The Central Bank of Nigeria (CBN) has launched a significant offensive in the fight against financial crime, releasing updated and comprehensive guidelines aimed at curbing money laundering and terrorism financing. This regulatory shift directly targets banks, other financial institutions, and designated non-financial businesses, demanding a new level of vigilance and reporting.

Closing the Loopholes

The new framework is designed to address critical vulnerabilities within Nigeria's financial system. Illicit funds have long exploited gaps in oversight, often moving undetected through formal channels. The CBN's response mandates stricter customer due diligence, requiring institutions to implement more robust systems for monitoring transactions and verifying the source of funds. The cornerstone of this is enhanced Know Your Customer (KYC) protocols.

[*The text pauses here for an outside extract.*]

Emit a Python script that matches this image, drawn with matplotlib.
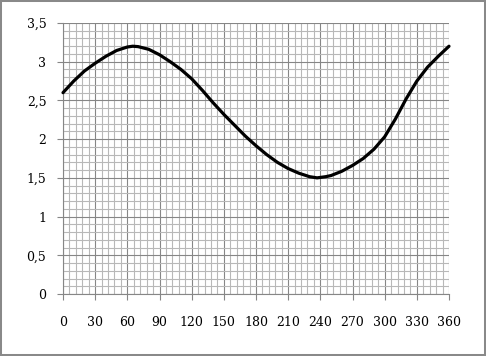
import matplotlib
matplotlib.use("Agg")
import matplotlib.pyplot as plt
import matplotlib.patches as patches
import numpy as np

# values
x_deg = [0, 10, 20, 30, 40, 50, 60, 65, 70, 80, 90, 100, 110, 120, 130, 140,
         150, 160, 170, 180, 190, 200, 210, 220, 230, 237, 245, 250, 260, 270,
         280, 290, 300, 310, 320, 330, 340, 350, 360]
y_val = [2.60, 2.75, 2.88, 2.98, 3.07, 3.145, 3.19, 3.20, 3.195, 3.16, 3.09, 3.00, 2.90, 2.78, 2.63, 2.47,
         2.32, 2.18, 2.04, 1.915, 1.80, 1.70, 1.62, 1.56, 1.515, 1.50, 1.515, 1.53, 1.585, 1.66,
         1.75, 1.87, 2.03, 2.26, 2.52, 2.75, 2.93, 3.07, 3.20]

x_ticks = list(range(0, 361, 30))
y_ticks = [0, 0.5, 1, 1.5, 2, 2.5, 3, 3.5]
y_labels = ["0", "0,5", "1", "1,5", "2", "2,5", "3", "3,5"]

fig = plt.figure(figsize=(4.86, 3.56), dpi=100)
ax = fig.add_axes([63/486, 1 - 294/356, 386/486, 271/356])

ax.set_xlim(0, 360)
ax.set_ylim(0, 3.5)
ax.set_xticks(x_ticks)
ax.set_yticks(y_ticks)
ax.set_yticklabels(y_labels)
ax.set_xticks(np.arange(0, 361, 6), minor=True)
ax.set_yticks(np.arange(0, 3.51, 0.1), minor=True)

ax.grid(which="minor", color="#b8b8b8", linewidth=0.8)
ax.grid(which="major", color="#868686", linewidth=0.8)
ax.set_axisbelow(True)

for s in ["top", "right"]:
    ax.spines[s].set_visible(False)
for s in ["left", "bottom"]:
    ax.spines[s].set_color("#868686")
    ax.spines[s].set_linewidth(0.8)

ax.tick_params(which="minor", length=0)
ax.tick_params(which="major", length=4, width=0.8, color="#868686",
               labelsize=9, labelcolor="black")
ax.tick_params(axis="x", pad=12)
ax.tick_params(axis="y", pad=8)
for lab in ax.get_xticklabels() + ax.get_yticklabels():
    lab.set_family("DejaVu Serif")

ax.plot(x_deg, y_val, color="black", linewidth=2.3, solid_joinstyle="round",
        solid_capstyle="round", clip_on=False, zorder=3)

fig.patches.append(patches.Rectangle((0, 0), 1, 1, transform=fig.transFigure,
                                     fill=False, edgecolor="#898989", linewidth=2.9))

fig.savefig("out.png", dpi=100)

Enhanced Scrutiny and Reporting

Financial institutions must now conduct continuous risk assessments of their clients and are obligated to report any suspicious activities promptly to the Nigerian Financial Intelligence Unit (NFIU). The guidelines leave no room for ambiguity regarding consequences: failure to comply can result in heavy financial penalties or the ultimate sanction—revocation of operating licenses.

A Focus on Politically Exposed Persons (PEPs)

A standout feature of the new rules is the stringent scrutiny applied to Politically Exposed Persons. Banks must apply Enhanced Due Diligence (EDD) to accounts held by senior government officials, their immediate family, and close associates. This measure directly tackles longstanding concerns about corruption and the potential laundering of public funds through the banking sector.

The Global Context

This regulatory push aligns Nigeria more closely with international standards set by bodies like the Financial Action Task Force (FATF), which has increased pressure on the country to strengthen its anti-money laundering controls. Effective implementation is seen as crucial for maintaining foreign investment and stable correspondent banking relationships.

The coming months will be critical as financial institutions race to adapt their systems and processes to meet the CBN's strengthened requirements.